Introduction
Intel® VTune™ Amplifier XE 2015 now includes extensive capabilities for analyzing OpenMP applications. This article will step through this analysis on an Intel® Xeon Phi™ coprocessor.
Compiling and running the application
The application we will be using is one of the samples included in VTune Amplifier. It is located in /opt/intel/vtune_amplifier_xe_2015/samples/en/C++/matrix_vtune_amp_xe.tgz. To build the application on Linux*:
- Source the environment for the Intel® Compiler you are using for example.
- source /opt/intel/composer_xe_2015/compilervars.sh intel64
- Untar the sample in a directory where you have permission
- tar xvzf matrix_vtune_amp_xe.tgz
- By default the sample does not use OpenMP. You will need to modify the Makefile
- cd matrix/linux
- Edit the Makefile and comment the default PARAMODEL and uncomment the OpenMP PARAMODEL.
- Build the application to run native on the Xeon Phi
- cd matrix/linux
- make mic
- The make command from step #4 will create a Xeon Phi copressor native matrix.mic executable. It will also copy the file to mic0:/tmp.
- Verify the libiomp5.so library is available on your Xeon Phi coprocessor.
- Either in /tmp or lib64.
- Run the application
- /tmp/matrix.mic
Addr of buf1 = 0x7fec2b054010
Offs of buf1 = 0x7fec2b054180
Addr of buf2 = 0x7fec23fd3010
Offs of buf2 = 0x7fec23fd31c0
Addr of buf3 = 0x7fec1cf52010
Offs of buf3 = 0x7fec1cf52100
Addr of buf4 = 0x7fec15ed1010
Offs of buf4 = 0x7fec15ed1140
Threads #: 240 OpenMP threads
Matrix size: 3840
Using multiply kernel: multiply1
Freq = 1.090908 GHz
Execution time = 23.866 seconds
Running the application using VTune Amplifier
- Source /opt/intel/vtune_amplifier_xe_2015/amplxe-vars.sh
- Start the VTune Amplifier GUI
- amplxe-gui
- Create a VTune Amplifier project
- Click on "New Analysis"
- Click on "Advanced Hotspots"
- Click "Start"
- VTune Amplifier will launch the application and then finalize the result
Analyzing an OpenMP application using VTune Amplifier
- After your analysis has completed VTune Amplifier will show a summary view of your collected run.
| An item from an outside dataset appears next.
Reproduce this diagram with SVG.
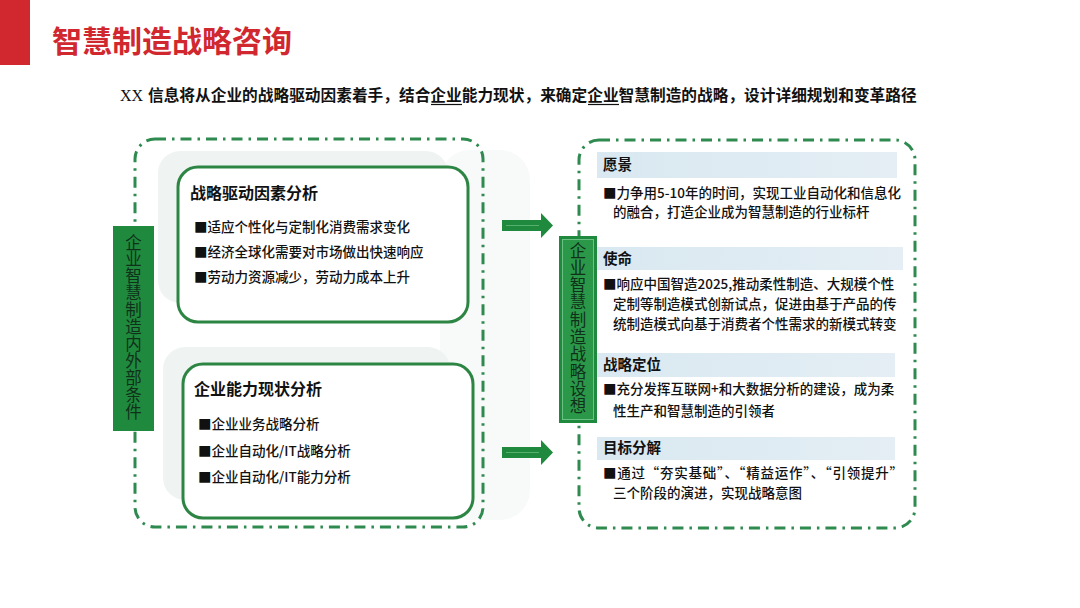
<svg xmlns="http://www.w3.org/2000/svg" width="1080" height="608" viewBox="0 0 1080 608">
<defs>
<style>
.cjk{font-family:"Noto Sans CJK SC","Liberation Sans",sans-serif;fill:#111}
.title{font-size:30px;font-weight:bold;fill:#d1272f}
.sub{font-size:15.7px;font-weight:bold}
.bt{font-size:16px;font-weight:bold}
.it{font-size:13.5px;font-weight:500}
.ht{font-size:14.5px;font-weight:bold}
.vt{font-size:16.5px;fill:#10301a;writing-mode:vertical-rl}
.dash{fill:none;stroke:#2f8a50;stroke-width:3;stroke-dasharray:11 6 2.5 6}
.ibox{fill:#fff;stroke:#2d8543;stroke-width:3}
.band{fill:url(#bandg)}
.arrow{fill:#1f8a3d}
.hl{stroke:#63b97a;stroke-width:1.2;opacity:.8}
</style>
<linearGradient id="bandg" x1="0" x2="1" y1="0" y2="0">
<stop offset="0" stop-color="#d9e8f1"/>
<stop offset="1" stop-color="#e4eef4"/>
</linearGradient>
</defs>
<rect width="1080" height="608" fill="#fff"/>

<g id="header">
<rect x="0" y="0" width="30" height="65" fill="#d0282e"/>
<text class="cjk title" x="52" y="52">智慧制造战略咨询</text>
<text x="120" y="101" font-family="Liberation Serif,serif" font-size="16" fill="#111">XX</text>
<text class="cjk sub" x="148" y="101">信息将从企业的战略驱动因素着手，结合企业能力现状，来确定企业智慧制造的战略，设计详细规划和变革路径</text>
<line x1="431" y1="104.5" x2="462" y2="104.5" stroke="#111" stroke-width="1.2"/>
<line x1="588" y1="104.5" x2="619" y2="104.5" stroke="#111" stroke-width="1.2"/>
</g>

<g id="background">
<rect x="440" y="150" width="90" height="370" rx="30" fill="#f8f9f9"/>
<rect x="158" y="151" width="290" height="152" rx="22" fill="#eff4f2"/>
<rect x="163" y="347" width="287" height="153" rx="22" fill="#eff4f2"/>
</g>

<g id="left-frame">
<rect class="dash" x="135" y="139" width="348" height="388" rx="20"/>
</g>

<g id="left-label">
<rect x="113" y="226" width="41" height="205" fill="#1f8a3d"/>
<text class="cjk vt" x="133.5" y="234" letter-spacing="0.4">企业智慧制造内外部条件</text>
</g>

<g id="drivers">
<rect class="ibox" x="178" y="167" width="290" height="155" rx="20"/>
<text class="cjk bt" x="190" y="199">战略驱动因素分析</text>
<text class="cjk it" x="194" y="232">■适应个性化与定制化消费需求变化</text>
<text class="cjk it" x="194" y="257">■经济全球化需要对市场做出快速响应</text>
<text class="cjk it" x="194" y="282">■劳动力资源减少，劳动力成本上升</text>
</g>

<g id="capability">
<rect class="ibox" x="183" y="364" width="290" height="154" rx="20"/>
<text class="cjk bt" x="194" y="395">企业能力现状分析</text>
<text class="cjk it" x="198" y="429">■企业业务战略分析</text>
<text class="cjk it" x="198" y="456">■企业自动化/IT战略分析</text>
<text class="cjk it" x="198" y="482">■企业自动化/IT能力分析</text>
</g>

<g id="connectors">
<polygon class="arrow" points="502,220 541,220 541,213 553,225.5 541,238 541,231 502,231"/>
<line class="hl" x1="506" y1="225.5" x2="539" y2="225.5"/>
<polygon class="arrow" points="502,447 541,447 541,440 553,452.5 541,465 541,458 502,458"/>
<line class="hl" x1="506" y1="452.5" x2="539" y2="452.5"/>
</g>

<g id="right-frame">
<rect class="dash" x="579" y="140" width="336" height="388" rx="20"/>
</g>

<g id="right-label">
<rect x="559" y="236" width="38" height="187" fill="#1f8a3d"/>
<rect x="562.5" y="239.5" width="31" height="180" fill="#2a9848" stroke="#6cc184" stroke-width="1"/>
<text class="cjk vt" x="578" y="242" letter-spacing="0.8">企业智慧制造战略设想</text>
</g>

<g id="vision">
<rect class="band" x="597" y="152" width="300" height="26"/>
<text class="cjk ht" x="603" y="170">愿景</text>
<text class="cjk it" x="603" y="198">■力争用5-10年的时间，实现工业自动化和信息化</text>
<text class="cjk it" x="613" y="217">的融合，打造企业成为智慧制造的行业标杆</text>
</g>

<g id="mission">
<rect class="band" x="597" y="247" width="306" height="23"/>
<text class="cjk ht" x="603" y="264">使命</text>
<text class="cjk it" x="603" y="289">■响应中国智造2025,推动柔性制造、大规模个性</text>
<text class="cjk it" x="613" y="309">定制等制造模式创新试点，促进由基于产品的传</text>
<text class="cjk it" x="613" y="329">统制造模式向基于消费者个性需求的新模式转变</text>
</g>

<g id="positioning">
<rect class="band" x="597" y="353" width="298" height="24"/>
<text class="cjk ht" x="603" y="370">战略定位</text>
<text class="cjk it" x="603" y="394">■充分发挥互联网+和大数据分析的建设，成为柔</text>
<text class="cjk it" x="613" y="416">性生产和智慧制造的引领者</text>
</g>

<g id="goals">
<rect class="band" x="597" y="437" width="298" height="23"/>
<text class="cjk ht" x="603" y="453">目标分解</text>
<text class="cjk it" x="603" y="478" textLength="300" lengthAdjust="spacing">■通过“夯实基础”、“精益运作”、“引领提升”</text>
<text class="cjk it" x="613" y="498">三个阶段的演进，实现战略意图</text>
</g>
</svg>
- Two new sections have been added to the summary for OpenMP
- OpenMP Analysis. Collection Time
- Parallel Region Time
- Note the serial time. You should investigate if this serial time could be done in parallel.
- Estimated Ideal Time
- Potential Gain
- Several factors can affect potential gains such as load balance, work scheduling and if your region has enough work.
- Parallel Region Time
- Top OpenMP Regions by Potential Gain
- This section lists the OpenMP regions, you should investigate each region in the order of potential gain.
- OpenMP Analysis. Collection Time
Bottom-Up Analysis
Click on the Bottom-up tab and you can see a list of top OpenMP regions.
Summary
VTune Amplifier has made some significant improvements in the analysis of OpenMP applications. VTune Amplifier now lists the top OpenMP regions in your program and also estimates potential performance gains you can possibly achieve by optimizing them. VTune Amplifier also points specifically at how much time you are running serially versus in parallel, this is one of the most critical insights in gaining performance on a parallel application.